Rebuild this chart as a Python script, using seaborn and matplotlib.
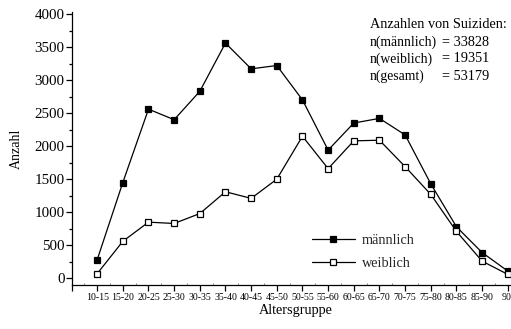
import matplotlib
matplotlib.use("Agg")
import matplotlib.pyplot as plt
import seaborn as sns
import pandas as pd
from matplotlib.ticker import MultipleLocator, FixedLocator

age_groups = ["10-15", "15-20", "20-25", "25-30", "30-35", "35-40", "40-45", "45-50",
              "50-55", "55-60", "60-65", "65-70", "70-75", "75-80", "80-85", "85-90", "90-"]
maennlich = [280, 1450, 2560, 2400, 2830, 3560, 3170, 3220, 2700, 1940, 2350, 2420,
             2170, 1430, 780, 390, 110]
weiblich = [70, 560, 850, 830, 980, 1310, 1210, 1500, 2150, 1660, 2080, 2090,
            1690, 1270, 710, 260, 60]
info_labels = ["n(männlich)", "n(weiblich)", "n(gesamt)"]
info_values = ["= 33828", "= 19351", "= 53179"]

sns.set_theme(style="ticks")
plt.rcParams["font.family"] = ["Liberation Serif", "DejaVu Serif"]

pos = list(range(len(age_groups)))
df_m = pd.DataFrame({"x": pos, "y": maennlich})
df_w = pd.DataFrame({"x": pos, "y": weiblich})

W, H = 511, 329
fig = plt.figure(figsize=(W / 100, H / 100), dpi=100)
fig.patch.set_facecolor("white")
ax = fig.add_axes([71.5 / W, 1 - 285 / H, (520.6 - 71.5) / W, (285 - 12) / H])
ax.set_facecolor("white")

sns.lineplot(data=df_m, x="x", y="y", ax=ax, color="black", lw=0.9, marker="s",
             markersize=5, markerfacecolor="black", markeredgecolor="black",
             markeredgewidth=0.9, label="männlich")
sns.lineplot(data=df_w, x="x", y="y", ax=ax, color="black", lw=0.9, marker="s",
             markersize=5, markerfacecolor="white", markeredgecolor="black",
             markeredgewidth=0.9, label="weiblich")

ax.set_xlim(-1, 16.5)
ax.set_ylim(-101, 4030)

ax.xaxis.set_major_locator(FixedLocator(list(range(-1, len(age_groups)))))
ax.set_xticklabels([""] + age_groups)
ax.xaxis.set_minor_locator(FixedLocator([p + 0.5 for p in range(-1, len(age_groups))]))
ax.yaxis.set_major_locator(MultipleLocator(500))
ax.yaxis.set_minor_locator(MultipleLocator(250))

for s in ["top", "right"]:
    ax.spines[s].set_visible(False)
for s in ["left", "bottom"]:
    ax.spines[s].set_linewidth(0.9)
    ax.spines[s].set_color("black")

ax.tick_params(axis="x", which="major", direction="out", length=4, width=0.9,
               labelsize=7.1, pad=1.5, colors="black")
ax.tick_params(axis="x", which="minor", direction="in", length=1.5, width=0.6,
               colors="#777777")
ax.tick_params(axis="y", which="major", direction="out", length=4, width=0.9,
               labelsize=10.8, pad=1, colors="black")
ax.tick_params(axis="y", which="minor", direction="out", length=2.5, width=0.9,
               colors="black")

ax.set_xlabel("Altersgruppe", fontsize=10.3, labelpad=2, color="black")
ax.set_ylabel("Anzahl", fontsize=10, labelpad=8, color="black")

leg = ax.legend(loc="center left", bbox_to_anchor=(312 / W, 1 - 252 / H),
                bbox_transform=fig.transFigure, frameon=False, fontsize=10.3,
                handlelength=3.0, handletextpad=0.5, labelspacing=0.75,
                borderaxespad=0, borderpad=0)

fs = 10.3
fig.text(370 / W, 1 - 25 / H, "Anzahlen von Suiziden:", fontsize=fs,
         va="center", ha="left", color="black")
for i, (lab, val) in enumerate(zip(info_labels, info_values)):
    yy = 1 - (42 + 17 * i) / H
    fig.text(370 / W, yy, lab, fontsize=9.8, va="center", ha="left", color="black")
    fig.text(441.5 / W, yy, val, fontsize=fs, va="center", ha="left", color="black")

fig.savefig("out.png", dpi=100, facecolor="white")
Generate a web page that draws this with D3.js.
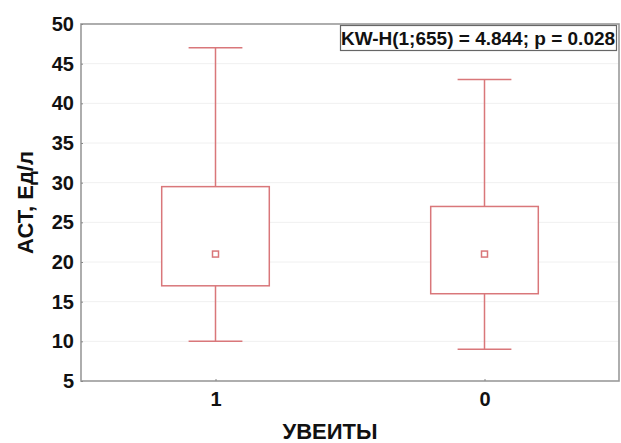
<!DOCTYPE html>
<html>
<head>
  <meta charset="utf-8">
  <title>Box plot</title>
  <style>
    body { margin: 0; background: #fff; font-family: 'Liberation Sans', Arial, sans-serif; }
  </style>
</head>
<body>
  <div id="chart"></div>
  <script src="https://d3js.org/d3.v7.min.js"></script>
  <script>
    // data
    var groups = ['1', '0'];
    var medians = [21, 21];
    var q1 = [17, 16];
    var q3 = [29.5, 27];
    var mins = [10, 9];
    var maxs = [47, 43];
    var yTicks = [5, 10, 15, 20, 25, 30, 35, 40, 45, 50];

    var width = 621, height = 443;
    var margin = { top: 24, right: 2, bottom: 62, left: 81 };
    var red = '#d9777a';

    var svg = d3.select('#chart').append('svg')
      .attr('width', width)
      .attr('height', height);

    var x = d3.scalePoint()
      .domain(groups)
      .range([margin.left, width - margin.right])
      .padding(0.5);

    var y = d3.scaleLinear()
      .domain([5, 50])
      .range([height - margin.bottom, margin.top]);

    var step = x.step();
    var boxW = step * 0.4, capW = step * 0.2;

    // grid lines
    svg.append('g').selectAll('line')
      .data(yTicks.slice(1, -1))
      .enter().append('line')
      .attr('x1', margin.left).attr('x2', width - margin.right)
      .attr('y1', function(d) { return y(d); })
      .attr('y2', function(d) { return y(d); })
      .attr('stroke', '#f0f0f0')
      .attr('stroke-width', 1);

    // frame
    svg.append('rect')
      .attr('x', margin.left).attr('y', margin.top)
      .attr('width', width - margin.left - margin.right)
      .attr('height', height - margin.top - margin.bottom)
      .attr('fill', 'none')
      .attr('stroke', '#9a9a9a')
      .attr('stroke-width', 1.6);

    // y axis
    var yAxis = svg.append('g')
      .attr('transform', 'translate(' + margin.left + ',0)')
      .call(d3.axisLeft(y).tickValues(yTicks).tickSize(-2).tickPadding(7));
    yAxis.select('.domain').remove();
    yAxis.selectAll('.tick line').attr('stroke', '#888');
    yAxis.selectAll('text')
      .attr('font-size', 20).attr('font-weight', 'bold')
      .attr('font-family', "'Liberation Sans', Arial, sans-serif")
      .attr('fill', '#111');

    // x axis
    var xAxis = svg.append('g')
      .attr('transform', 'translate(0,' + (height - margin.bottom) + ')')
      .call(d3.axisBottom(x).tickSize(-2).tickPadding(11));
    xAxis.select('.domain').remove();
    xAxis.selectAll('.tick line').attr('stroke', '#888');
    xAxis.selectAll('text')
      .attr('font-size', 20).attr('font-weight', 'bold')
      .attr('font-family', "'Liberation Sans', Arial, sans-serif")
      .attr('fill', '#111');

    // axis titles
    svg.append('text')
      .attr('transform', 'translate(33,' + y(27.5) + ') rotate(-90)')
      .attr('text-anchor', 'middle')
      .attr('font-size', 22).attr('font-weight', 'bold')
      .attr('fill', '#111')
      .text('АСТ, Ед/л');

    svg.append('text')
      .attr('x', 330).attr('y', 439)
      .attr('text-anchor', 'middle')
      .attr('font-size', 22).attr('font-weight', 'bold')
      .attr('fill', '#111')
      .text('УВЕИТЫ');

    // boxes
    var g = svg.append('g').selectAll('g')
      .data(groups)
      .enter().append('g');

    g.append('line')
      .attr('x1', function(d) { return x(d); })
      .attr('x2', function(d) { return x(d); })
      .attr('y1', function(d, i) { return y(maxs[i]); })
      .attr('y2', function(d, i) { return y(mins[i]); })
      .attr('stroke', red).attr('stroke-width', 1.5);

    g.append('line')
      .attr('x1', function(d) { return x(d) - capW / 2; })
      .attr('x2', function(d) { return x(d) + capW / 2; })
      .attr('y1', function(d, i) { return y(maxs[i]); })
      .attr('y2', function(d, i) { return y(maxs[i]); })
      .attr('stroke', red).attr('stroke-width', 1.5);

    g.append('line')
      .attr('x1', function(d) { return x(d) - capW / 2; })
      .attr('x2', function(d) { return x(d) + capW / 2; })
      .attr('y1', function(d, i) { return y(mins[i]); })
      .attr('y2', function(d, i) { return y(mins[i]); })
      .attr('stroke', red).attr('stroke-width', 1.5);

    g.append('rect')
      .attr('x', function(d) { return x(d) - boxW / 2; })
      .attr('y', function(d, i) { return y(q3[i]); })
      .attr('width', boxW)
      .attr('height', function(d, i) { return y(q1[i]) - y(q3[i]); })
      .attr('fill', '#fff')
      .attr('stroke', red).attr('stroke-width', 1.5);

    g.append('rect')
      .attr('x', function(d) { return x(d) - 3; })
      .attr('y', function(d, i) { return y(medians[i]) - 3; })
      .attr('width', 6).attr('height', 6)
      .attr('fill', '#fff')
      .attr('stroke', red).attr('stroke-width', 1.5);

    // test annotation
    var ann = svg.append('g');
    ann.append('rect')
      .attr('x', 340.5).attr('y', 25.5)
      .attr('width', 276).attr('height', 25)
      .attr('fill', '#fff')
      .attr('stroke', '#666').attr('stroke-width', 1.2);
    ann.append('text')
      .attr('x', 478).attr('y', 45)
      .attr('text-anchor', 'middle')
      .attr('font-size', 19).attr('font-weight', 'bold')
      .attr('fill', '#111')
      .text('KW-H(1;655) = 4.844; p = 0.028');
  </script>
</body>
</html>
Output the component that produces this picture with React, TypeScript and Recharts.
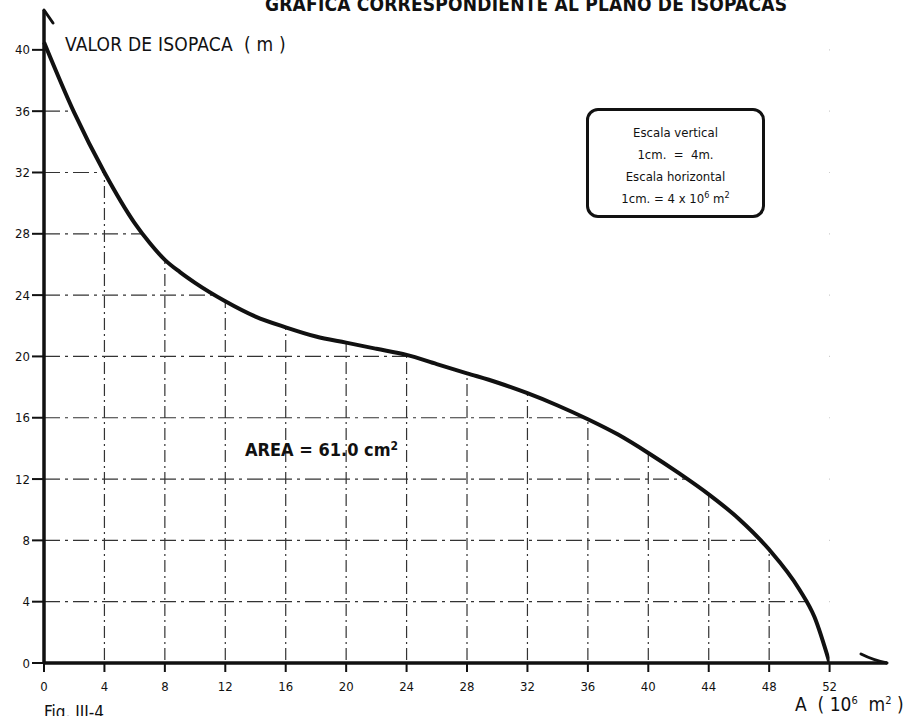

------

Exercise directions
Go back to the entries above and restate word for word every line from the first through the one that contains "ax.set_ylim(-101, 4030)", leaving the pictures behind.

Solution to this task
Rebuild this chart as a Python script, using seaborn and matplotlib.
import matplotlib
matplotlib.use("Agg")
import matplotlib.pyplot as plt
import seaborn as sns
import pandas as pd
from matplotlib.ticker import MultipleLocator, FixedLocator

age_groups = ["10-15", "15-20", "20-25", "25-30", "30-35", "35-40", "40-45", "45-50",
              "50-55", "55-60", "60-65", "65-70", "70-75", "75-80", "80-85", "85-90", "90-"]
maennlich = [280, 1450, 2560, 2400, 2830, 3560, 3170, 3220, 2700, 1940, 2350, 2420,
             2170, 1430, 780, 390, 110]
weiblich = [70, 560, 850, 830, 980, 1310, 1210, 1500, 2150, 1660, 2080, 2090,
            1690, 1270, 710, 260, 60]
info_labels = ["n(männlich)", "n(weiblich)", "n(gesamt)"]
info_values = ["= 33828", "= 19351", "= 53179"]

sns.set_theme(style="ticks")
plt.rcParams["font.family"] = ["Liberation Serif", "DejaVu Serif"]

pos = list(range(len(age_groups)))
df_m = pd.DataFrame({"x": pos, "y": maennlich})
df_w = pd.DataFrame({"x": pos, "y": weiblich})

W, H = 511, 329
fig = plt.figure(figsize=(W / 100, H / 100), dpi=100)
fig.patch.set_facecolor("white")
ax = fig.add_axes([71.5 / W, 1 - 285 / H, (520.6 - 71.5) / W, (285 - 12) / H])
ax.set_facecolor("white")

sns.lineplot(data=df_m, x="x", y="y", ax=ax, color="black", lw=0.9, marker="s",
             markersize=5, markerfacecolor="black", markeredgecolor="black",
             markeredgewidth=0.9, label="männlich")
sns.lineplot(data=df_w, x="x", y="y", ax=ax, color="black", lw=0.9, marker="s",
             markersize=5, markerfacecolor="white", markeredgecolor="black",
             markeredgewidth=0.9, label="weiblich")

ax.set_xlim(-1, 16.5)
ax.set_ylim(-101, 4030)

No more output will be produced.